Piero Biggio was born on 29 June 1937 in Calasetta, Province of Carbonia-Iglesias, Sardinia, Italy. He was ordained a priest on 5 August 1962.

In 1968, he obtained a Licentiate of Canon Law at the Pontifical Lateran University and then completed the two-year program at the Pontifical Ecclesiastical Academy from 1968 to 1970.

In 1970 he entered the diplomatic service of the Holy See. His first assignment was in the Apostolic Nunciature in Panama. Other postings followed in Chile, Zambia, Australia, Switzerland and Taiwan.

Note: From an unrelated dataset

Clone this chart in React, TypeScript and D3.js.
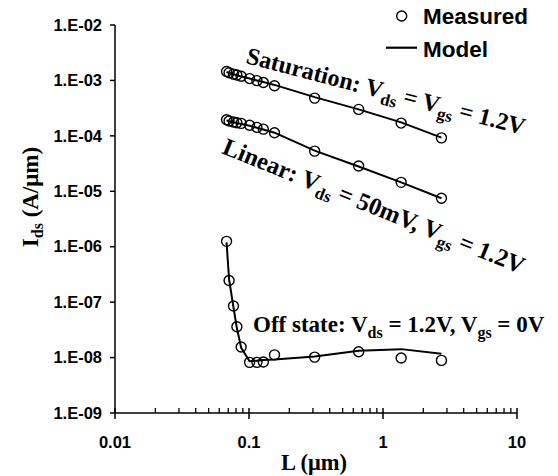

On 10 December 1988, Pope John Paul II appointed him titular archbishop of Otriculum and Apostolic Nuncio to Bangladesh. He received his episcopal consecration from the Secretary of State Cardinal Agostino Casaroli on 25 February 1989. Biggio was apostolic nuncio in Chile from 1992 to 1999. In that role he advised against prosecuting former Chilean dictator Augusto Pinochet for crimes against humanity, suggesting he be given diplomatic immunity, pardoned and prayed for. He called Pinochet's arrest by British authorities on a Spanish warrant a "violation of diplomatic immunity".

He was nuncio in Denmark, Iceland, Finland, Norway and Sweden from his appointment on 27 February 1999 until John Paul accepted his resignation on 16 October 2004.

His last years were spent working in Rome in the offices of the Secretariat of State. He died after a long illness on 18 April 2007.